Sur les enjeux de mobilité, le rapport montre comment l'approche temporelle peut faciliter la concertation et faire émerger de nouveaux types de solutions à l'"hyperpointe". Ainsi, dans l'agglomération lyonnaise, "l'espace des temps [du Grand Lyon] a réuni autour d'une table les établissements d'enseignement publics et privés, les parents d'élèves, l'autorité organisatrice des transports (le Sytral), Kéolis, la SNCF, le conseil général, qui gère les bus scolaires, le Grand Lyon, les communes concernées et un bureau d'études". Avec, à l'issue de ce travail collectif, la décision de "décaler de quinze minutes l'ouverture des portes des collèges privés et publics le matin et le soir", permettant ainsi une baisse du trafic sur un axe de Neuville-sur-Saône, auparavant congestionné.
Fédérer et simplifier
Aménager en prenant en compte le temps autant que l'espace, mieux cerner la demande des habitants, aborder les difficultés de façon transversale : le rapport met en avant le rôle fédérateur et de simplification des politiques temporelles.
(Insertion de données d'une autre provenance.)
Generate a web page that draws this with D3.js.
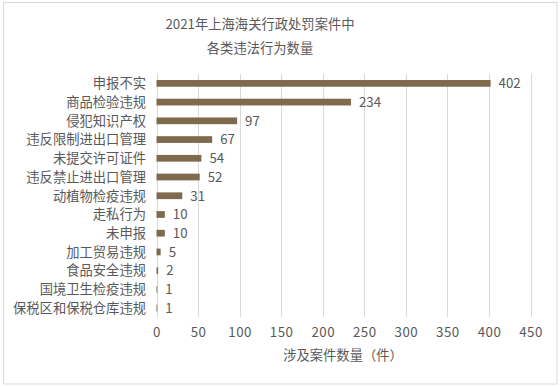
<!DOCTYPE html>
<html><head><meta charset="utf-8">
<script src="https://cdn.jsdelivr.net/npm/d3@7"></script>
<style>
html,body{margin:0;padding:0;background:#fff;}
text{font-family:"Noto Sans CJK SC","Noto Sans",sans-serif;fill:#595959;}
</style></head><body>
<svg id="c" width="560" height="387"></svg>
<script>
const titleLines = ["2021年上海海关行政处罚案件中", "各类违法行为数量"];
const categories = ["申报不实","商品检验违规","侵犯知识产权","违反限制进出口管理","未提交许可证件","违反禁止进出口管理","动植物检疫违规","走私行为","未申报","加工贸易违规","食品安全违规","国境卫生检疫违规","保税区和保税仓库违规"];
const values = [402,234,97,67,54,52,31,10,10,5,2,1,1];
const xTicks = [0,50,100,150,200,250,300,350,400,450];
const xTitle = "涉及案件数量（件）";

const svg = d3.select("#c");
svg.append("rect").attr("x",3.5).attr("y",2.5).attr("width",553.5).attr("height",381.5)
  .attr("fill","#fff").attr("stroke","#d9d9d9").attr("stroke-width",1);

const x = d3.scaleLinear().domain([0,450]).range([156.5,530.5]);
const y = d3.scaleBand().domain(categories).range([74,317.5]).paddingInner(0.64).paddingOuter(0.32);

// gridlines
svg.append("g").selectAll("line").data(xTicks).join("line")
  .attr("x1",d=>Math.round(x(d))+0.5).attr("x2",d=>Math.round(x(d))+0.5)
  .attr("y1",74).attr("y2",317)
  .attr("stroke","#d9d9d9").attr("stroke-width",1);

// bars
svg.append("g").selectAll("rect").data(values).join("rect")
  .attr("x",x(0)).attr("y",(d,i)=>y(categories[i]))
  .attr("width",d=>x(d)-x(0)).attr("height",y.bandwidth())
  .attr("fill","#7f6a4e");

// data labels
svg.append("g").selectAll("text").data(values).join("text")
  .attr("x",d=>x(d)+8).attr("y",(d,i)=>y(categories[i])+y.bandwidth()/2)
  .attr("dy","0.36em").attr("font-size",13.3).text(d=>d);

// category axis labels
svg.append("g").selectAll("text").data(categories).join("text")
  .attr("x",146).attr("y",d=>y(d)+y.bandwidth()/2).attr("dy","0.36em")
  .attr("text-anchor","end").attr("font-size",13.3).text(d=>d);

// x axis tick labels
const xAxis = d3.axisBottom(x).tickValues(xTicks).tickSize(0).tickPadding(0);
const gx = svg.append("g").attr("transform","translate(0,328)").call(xAxis);
gx.select(".domain").remove();
gx.selectAll("text").attr("font-size",13.3).attr("dy","0.71em").attr("letter-spacing","0.5px");

// x title
svg.append("text").attr("x",343).attr("y",355).attr("dy","0.36em")
  .attr("text-anchor","middle").attr("font-size",13.3).text(xTitle);

// title
svg.append("g").selectAll("text").data(titleLines).join("text")
  .attr("x",260).attr("y",(d,i)=>24+i*24).attr("dy","0.36em")
  .attr("text-anchor","middle").attr("font-size",13.3).text(d=>d);
</script>
</body></html>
Une approche qui rappelle l'esprit des démarches de développement durable des collectivités. "Pour aller vers la 'ville optimale', la 'ville durable', il nous faut également mettre en place des procédures et des équipements qui soient économes en temps," défend le rapport qui recommande aux collectivités de rechercher toute forme de mutualisation de leurs locaux (guichets uniques, plateformes d'appui, équipements polyvalents...).
Les collectivités peuvent aussi jouer un rôle dans l'évolution des horaires de travail de certains métiers dits difficiles. Ainsi, plusieurs collectivités ont cherché à encourager la mise en place d'horaires continus pour les agents de propreté. A Nantes, une charte élaborée par plusieurs partenaires (la ville, la maison de l'emploi, la fédération régionale des entreprises de propreté...) a recueilli environ 140 signatures. A Caen, la mise en place du travail continu a permis une baisse de l'absentéisme de 57% des agents de propreté, qui sont souvent des femmes.
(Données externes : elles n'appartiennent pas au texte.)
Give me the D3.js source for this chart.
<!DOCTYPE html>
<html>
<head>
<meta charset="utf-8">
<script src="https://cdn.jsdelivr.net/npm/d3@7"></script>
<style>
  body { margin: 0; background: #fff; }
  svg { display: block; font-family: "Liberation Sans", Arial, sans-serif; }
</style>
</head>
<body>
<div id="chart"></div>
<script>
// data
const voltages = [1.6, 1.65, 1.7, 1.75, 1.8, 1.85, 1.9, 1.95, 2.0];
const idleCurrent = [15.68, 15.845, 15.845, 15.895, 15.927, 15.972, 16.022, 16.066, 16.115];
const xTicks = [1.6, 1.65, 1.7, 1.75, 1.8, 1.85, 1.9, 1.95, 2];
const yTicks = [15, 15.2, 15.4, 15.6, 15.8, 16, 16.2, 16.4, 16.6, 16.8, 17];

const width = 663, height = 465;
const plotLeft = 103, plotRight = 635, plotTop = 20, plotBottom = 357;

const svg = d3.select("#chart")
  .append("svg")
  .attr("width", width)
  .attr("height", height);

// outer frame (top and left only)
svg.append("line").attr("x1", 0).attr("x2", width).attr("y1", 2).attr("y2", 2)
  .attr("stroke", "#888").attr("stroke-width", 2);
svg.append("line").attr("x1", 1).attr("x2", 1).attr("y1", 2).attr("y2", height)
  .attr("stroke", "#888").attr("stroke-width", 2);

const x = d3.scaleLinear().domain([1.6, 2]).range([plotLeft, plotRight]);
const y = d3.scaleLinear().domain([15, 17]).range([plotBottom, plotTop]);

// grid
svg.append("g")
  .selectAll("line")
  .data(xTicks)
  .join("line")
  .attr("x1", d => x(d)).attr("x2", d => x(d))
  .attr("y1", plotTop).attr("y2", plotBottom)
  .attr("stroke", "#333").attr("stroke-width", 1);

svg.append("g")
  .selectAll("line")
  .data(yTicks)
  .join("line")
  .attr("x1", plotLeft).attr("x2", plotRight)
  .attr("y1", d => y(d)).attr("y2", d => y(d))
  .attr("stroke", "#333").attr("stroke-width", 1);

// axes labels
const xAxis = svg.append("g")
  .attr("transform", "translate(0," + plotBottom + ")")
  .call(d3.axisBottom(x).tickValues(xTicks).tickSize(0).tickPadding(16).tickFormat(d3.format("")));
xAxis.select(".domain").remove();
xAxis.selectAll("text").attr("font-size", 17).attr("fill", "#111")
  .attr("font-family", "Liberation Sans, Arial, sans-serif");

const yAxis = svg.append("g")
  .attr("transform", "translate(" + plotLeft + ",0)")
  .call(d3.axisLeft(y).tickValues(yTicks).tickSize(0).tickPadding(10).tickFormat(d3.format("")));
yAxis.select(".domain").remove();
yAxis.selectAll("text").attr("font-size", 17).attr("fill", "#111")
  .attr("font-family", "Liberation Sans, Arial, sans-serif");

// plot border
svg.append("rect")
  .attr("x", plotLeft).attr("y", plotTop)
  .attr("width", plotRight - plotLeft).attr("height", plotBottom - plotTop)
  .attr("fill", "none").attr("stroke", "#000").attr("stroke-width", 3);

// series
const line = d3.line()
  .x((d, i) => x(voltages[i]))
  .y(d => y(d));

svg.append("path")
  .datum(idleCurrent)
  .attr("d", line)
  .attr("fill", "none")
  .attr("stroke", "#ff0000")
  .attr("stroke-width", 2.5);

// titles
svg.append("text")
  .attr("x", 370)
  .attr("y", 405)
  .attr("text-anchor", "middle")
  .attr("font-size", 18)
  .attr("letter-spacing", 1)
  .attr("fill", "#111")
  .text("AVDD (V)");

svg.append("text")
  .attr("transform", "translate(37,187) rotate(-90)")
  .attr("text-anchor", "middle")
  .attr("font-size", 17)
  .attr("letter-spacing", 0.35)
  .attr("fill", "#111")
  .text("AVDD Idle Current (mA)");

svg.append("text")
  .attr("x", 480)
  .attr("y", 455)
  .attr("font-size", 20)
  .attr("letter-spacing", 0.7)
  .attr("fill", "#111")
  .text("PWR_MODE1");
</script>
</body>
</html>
Surtout les grandes villes et agglomérations
En effet, outre la recherche d'une meilleure qualité de vie, les politiques temporelles poursuivent à l'origine un objectif de "lutte contre les inégalités entre les hommes et les femmes", précise le rapport qui fait notamment référence aux initiatives de femmes du parti communiste dans l'Italie des années 1980. Aujourd'hui d'ailleurs, la dernière ministre en date à avoir abordé le sujet est Najat Vallaud-Belkacem, la ministre à la fois en charge des Droits des femmes et de la Ville, qui, à la mi-juin, invitait les quartiers prioritaires à "reprendre la réflexion sur les bureaux des temps, pour permettre aux acteurs locaux de mettre à plat le rythme de vie des femmes et d'en tirer toutes les conséquences dans l'organisation des services publics" (voir notre article du 20 juin).
En France, parallèlement aux réflexions menées sur l'aménagement et la réduction du temps de travail dès les années 1950, certains territoires se sont investis assez précocement dans le sujet. A l'instar du district de la région parisienne et de son "comité pour l'étude de l'aménagement des horaires de travail et des temps de loisirs dans la région parisienne" à partir de 1966.
Depuis le début des années 2000, "nombreuses sont les collectivités territoriales qui s'investissent dans la démarche temps, par la création de 'bureaux des temps', d''agences des temps', de 'missions temps'', estime le rapport sans toutefois avancer de chiffrage. En 2010, l'association Tempo Territorial – ou "Réseau national des acteurs des démarches temporelles" - fédérait une trentaine d'organisations, dont une quinzaine de grandes villes, plusieurs communautés d'agglomération et communautés urbaines, deux départements, une région et deux universités. Créé en 2004 à l'initiative d'élus et professionnels de collectivités déjà actives sur ce sujet, ce réseau anime la réflexion et l'échange d'expériences sur les politiques temporelles et fournit un appui méthodologique aux acteurs qui souhaiteraient investir ce champ. Pour l'association, l'expérience montre que le portage politique de telles démarches est indispensable.